Evolution of the Martian Crust

This is an advance summary of a forthcoming article in the Oxford Encyclopedia of Planetary Science. Please check back later for the full article.

Mars, which has a tenth of the mass of Earth, has cooled as a single lithospheric plate. Current topography gravity maps and magnetic maps do not show signs of the plate tectonics processes that have shaped the Earth’s surface. Instead, Mars has been shaped by the effects of meteorite bombardment, igneous activity, and sedimentary—including aqueous—processes. Mars also contains enormous igneous centers—Tharsis and Elysium, with other shield volcanoes in the ancient highlands. In fact, the planet has been volcanically active for nearly all of its 4.5 Gyr history, and crater counts in the Northern Lowlands suggest that may have extended to within the last tens of millions of years. Our knowledge of the composition of the igneous rocks on Mars is informed by over 100 Martian meteorites and the results from landers and orbiters. These show dominantly tholeiitic basaltic compositions derived by melting of a relatively K, Fe-rich mantle compared to that of the Earth. However, recent meteorite and lander results reveal considerable diversity, including more silica-rich and alkaline igneous activity. These show the importance of a range of processes including crystal fractionation, partial melting, and possibly mantle metasomatism and crustal contamination of magmas. The figures and plots of compositional data from meteorites and landers show the range of compositions with comparisons to other planetary basalts (Earth, Moon, Venus). A notable feature of Martian igneous rocks is the apparent absence of amphibole. This is one of the clues that the Martian mantle had a very low water content when compared to that of Earth.

The Martian crust, however, has undergone hydrothermal alteration, with impact as an important heat source. This is shown by SNC analyses of secondary minerals and Near Infra-Red analyses from orbit. The associated water may be endogenous.

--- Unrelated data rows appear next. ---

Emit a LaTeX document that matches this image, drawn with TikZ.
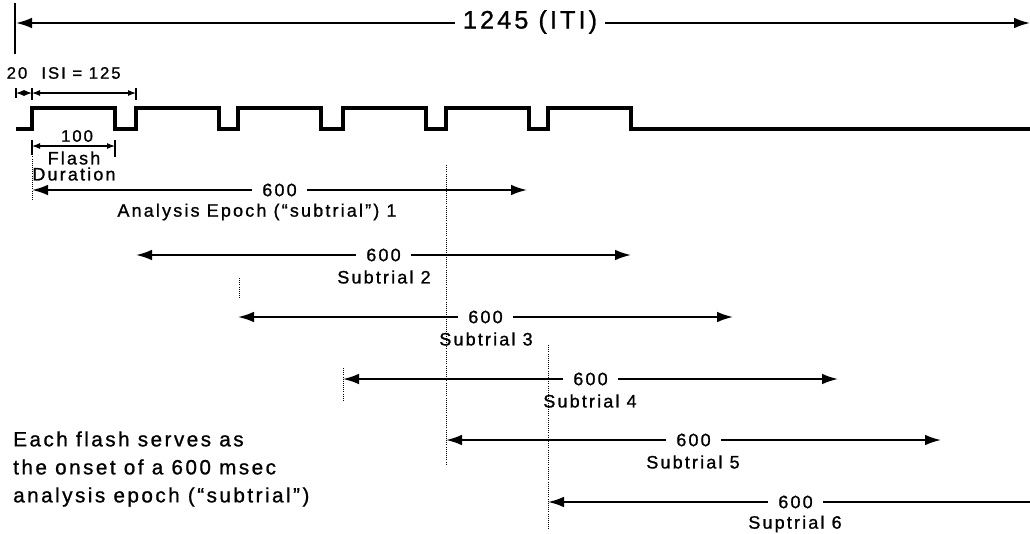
\documentclass[tikz,border=0pt]{standalone}
\usepackage{fontspec}
\setmainfont{Liberation Sans}[LetterSpace=12, FakeBold=1]
\usetikzlibrary{calc, arrows.meta}

\tikzset{
  wave/.style={line width=3pt, line join=miter},
  span/.style={line width=1.4pt, {Latex[length=12pt,width=8pt]}-{Latex[length=12pt,width=8pt]}},
  dim/.style={line width=0.8pt, {Latex[length=6pt,width=4.5pt]}-{Latex[length=6pt,width=4.5pt]}},
  tick/.style={line width=0.8pt},
  guide/.style={densely dotted, line width=0.6pt},
  num/.style={fill=white, inner xsep=8pt, inner ysep=1pt, font=\fontsize{13.5}{15}\selectfont},
  lbl/.style={inner sep=0pt, font=\fontsize{13.5}{15}\selectfont},
}

\begin{document}
\begin{tikzpicture}[x=0.75pt, y=-0.75pt]
  \useasboundingbox (0,0) rectangle (1030,533);

  % inter-trial interval
  \coordinate (T0) at (16,23);
  \coordinate (T1) at (1030,23);
  \draw[tick, line width=1.2pt] (15,3) -- (15,54);
  \draw[span] (T0) -- (T1);
  \node[num, inner xsep=6pt, font=\fontsize{19}{21}\selectfont] (iti) at (530,22) {1245 (ITI)};

  % flash train
  \draw[wave] (16,129) foreach \x in {32,136,238,343,446,548} { -- (\x,129) -- (\x,108) -- ++(83,0) -- ++(0,21) } -- (1030,129);

  % 20 and ISI
  \coordinate (A) at (16,93);
  \coordinate (B) at (32,93);
  \coordinate (C) at (136,93);
  \draw[tick] (16,88) -- (16,98) (32,88) -- (32,100) (136,88) -- (136,100);
  \draw[dim] (A) -- (B);
  \draw[dim] (B) -- (C);
  \node[lbl, font=\fontsize{12.5}{14}\selectfont] (twenty) at (17,73) {20};
  \node[lbl, font=\fontsize{12.5}{14}\selectfont] (isi) at (81,73) {ISI = 125};

  % flash duration
  \coordinate (F0) at (32,146);
  \coordinate (F1) at (115,146);
  \draw[tick] (32,140) -- (32,155) (115,140) -- (115,157);
  \draw[dim] (F0) -- (F1);
  \node[lbl, font=\fontsize{12.5}{14}\selectfont] (dur) at (77,136) {100};
  \node[lbl] (flash) at (74,158) {Flash};
  \node[lbl] (duration) at (74,174) {Duration};

  % onset guides
  \draw[guide] (32,150) -- (32,200);
  \draw[guide] (239,278) -- (239,298);
  \draw[guide] (343,368) -- (343,402);
  \draw[guide] (446,165) -- (446,465);
  \draw[guide] (548,345) -- (548,530);

  % subtrials
  \foreach \i/\xs/\ys/\xl/\txt in {1/32/190/257/{Analysis Epoch (``subtrial'') 1},
      2/136/255/384/{Subtrial 2}, 3/238/317/486/{Subtrial 3},
      4/343/379/590/{Subtrial 4}, 5/446/440/693/{Subtrial 5},
      6/548/502/795/{Suptrial 6}} {
    \coordinate (s\i) at (\xs,\ys);
    \coordinate (e\i) at ({min(\xs+495,1030)},\ys);
    \ifnum\i<6
      \draw[span] (s\i) -- (e\i);
    \else
      \draw[line width=1.4pt, {Latex[length=12pt,width=8pt]}-] (s\i) -- (e\i);
    \fi
    \node[num] (n\i) at ({\xs+247.5},\ys) {600};
    \node[lbl] (t\i) at (\xl,\ys+22) {\txt};
  }

  % note
  \node[anchor=west, align=left, inner sep=0pt, font=\fontsize{15.5}{21}\selectfont] (note) at (13,469)
    {Each flash serves as\\the onset of a 600 msec\\analysis epoch (``subtrial'')};
\end{tikzpicture}
\end{document}
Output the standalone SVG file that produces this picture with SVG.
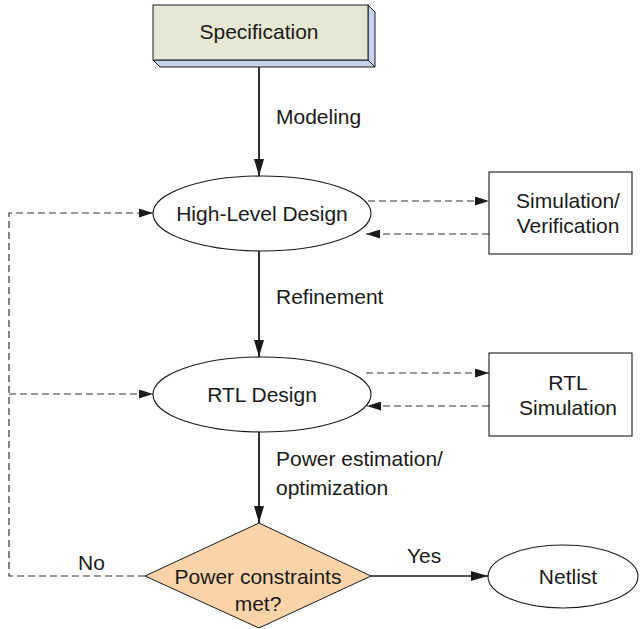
<svg xmlns="http://www.w3.org/2000/svg" width="640" height="629" viewBox="0 0 640 629">
<defs>
<style>
text{font-family:"Liberation Sans",Arial,sans-serif;font-size:21px;fill:#1a1a1a}
.c{text-anchor:middle}
.node{fill:#fff;stroke:#1a1a1a;stroke-width:1.1}
.solid{fill:none;stroke:#1a1a1a;stroke-width:1.8}
.dash{fill:none;stroke:#333;stroke-width:1.2;stroke-dasharray:7 4}
</style>
<marker id="ah" markerUnits="userSpaceOnUse" markerWidth="17" markerHeight="10" refX="17" refY="5" orient="auto">
<path d="M0,0 L17,5 L0,10 z" fill="#1a1a1a"/>
</marker>
<marker id="ahd" markerUnits="userSpaceOnUse" markerWidth="14" markerHeight="9" refX="14" refY="4.5" orient="auto">
<path d="M0,0 L14,4.5 L0,9 z" fill="#1a1a1a"/>
</marker>
</defs>
<rect width="640" height="629" fill="#fff"/>
<g id="connectors">
<path class="solid" d="M259,67 V176" marker-end="url(#ah)"/>
<path class="solid" d="M259,251 V357" marker-end="url(#ah)"/>
<path class="solid" d="M259,432 V523" marker-end="url(#ah)"/>
<path class="solid" style="stroke-width:1.3" d="M371,576 H488" marker-end="url(#ah)"/>
<path class="dash" d="M368,201 H489" marker-end="url(#ahd)"/>
<path class="dash" d="M489,234 H366" marker-end="url(#ahd)"/>
<path class="dash" d="M366,373 H489" marker-end="url(#ahd)"/>
<path class="dash" d="M489,406 H367" marker-end="url(#ahd)"/>
<path class="dash" d="M145,576 H9 V213 H153" marker-end="url(#ahd)"/>
<path class="dash" d="M9,394 H153" marker-end="url(#ahd)"/>
<text x="276" y="124">Modeling</text>
<text x="276" y="304">Refinement</text>
<text x="276" y="466">Power estimation/</text>
<text x="276" y="495">optimization</text>
<text x="407" y="563">Yes</text>
<text x="78" y="570">No</text>
</g>
<g id="specification">
<polygon points="368,5 375,12 375,67 368,60" fill="#C4D4EE" stroke="#1a1a1a" stroke-width="1"/>
<polygon points="153,60 368,60 375,67 160,67" fill="#C4D4EE" stroke="#1a1a1a" stroke-width="1"/>
<rect x="153" y="5" width="215" height="55" fill="#E6E8D4" stroke="#1a1a1a" stroke-width="1"/>
<text class="c" x="259" y="39">Specification</text>
</g>
<g id="high-level-design">
<ellipse class="node" cx="262" cy="213.5" rx="109" ry="37.5"/>
<text class="c" x="262" y="221">High-Level Design</text>
</g>
<g id="simulation-verification">
<rect class="node" x="489" y="172" width="143" height="82"/>
<text class="c" x="568" y="208">Simulation/</text>
<text class="c" x="568" y="233">Verification</text>
</g>
<g id="rtl-design">
<ellipse class="node" cx="262" cy="394.5" rx="109" ry="37.5"/>
<text class="c" x="262" y="402">RTL Design</text>
</g>
<g id="rtl-simulation">
<rect class="node" x="489" y="353" width="143" height="83"/>
<text class="c" x="568" y="390">RTL</text>
<text class="c" x="568" y="415">Simulation</text>
</g>
<g id="power-constraints">
<polygon points="259,523 371,576 259,628 145,576" fill="#FBD3A9" stroke="#1a1a1a" stroke-width="1"/>
<text class="c" x="258" y="584">Power constraints</text>
<text class="c" x="258" y="611">met?</text>
</g>
<g id="netlist">
<ellipse class="node" cx="563" cy="576.5" rx="75" ry="31.5"/>
<text class="c" x="568" y="584">Netlist</text>
</g>
</svg>
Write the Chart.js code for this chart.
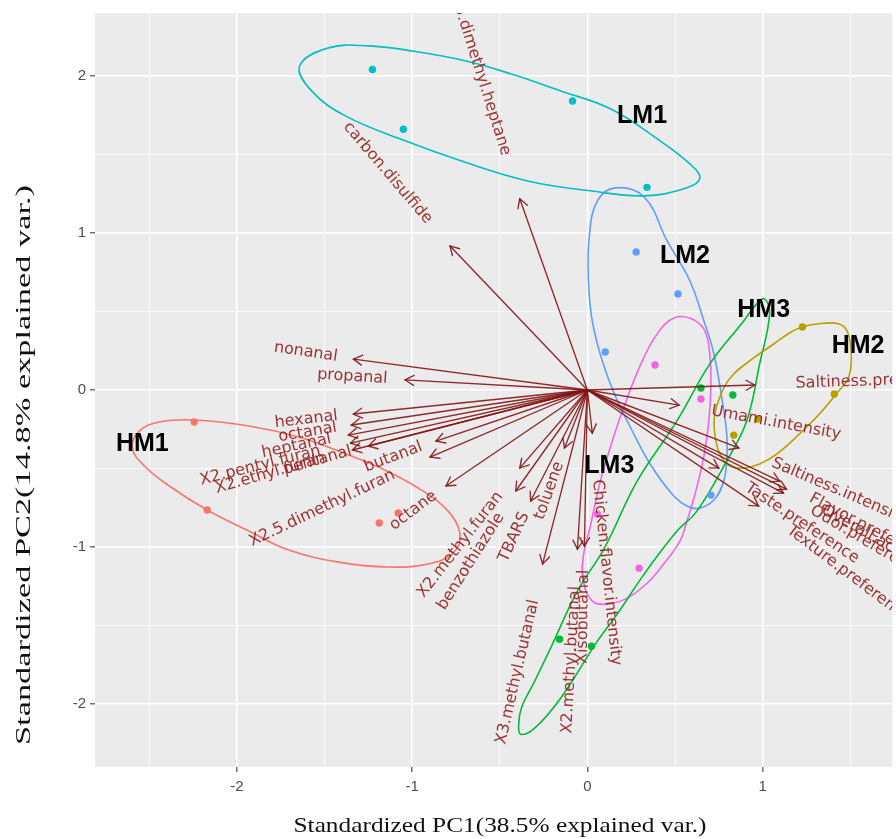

Our view of the Martian crust has changed since Viking landers touched down on the planet in 1976: from one almost entirely dominated by basaltic flows to one where much of the ancient highlands, particularly in ancient craters, is covered by km deep sedimentary deposits that record changing environmental conditions from ancient to recent Mars. The composition of these sediments—including, notably, the MSL Curiosity Rover results—reveal an ancient Mars where physical weathering of basaltic and fractionated igneous source material has dominated over extensive chemical weathering.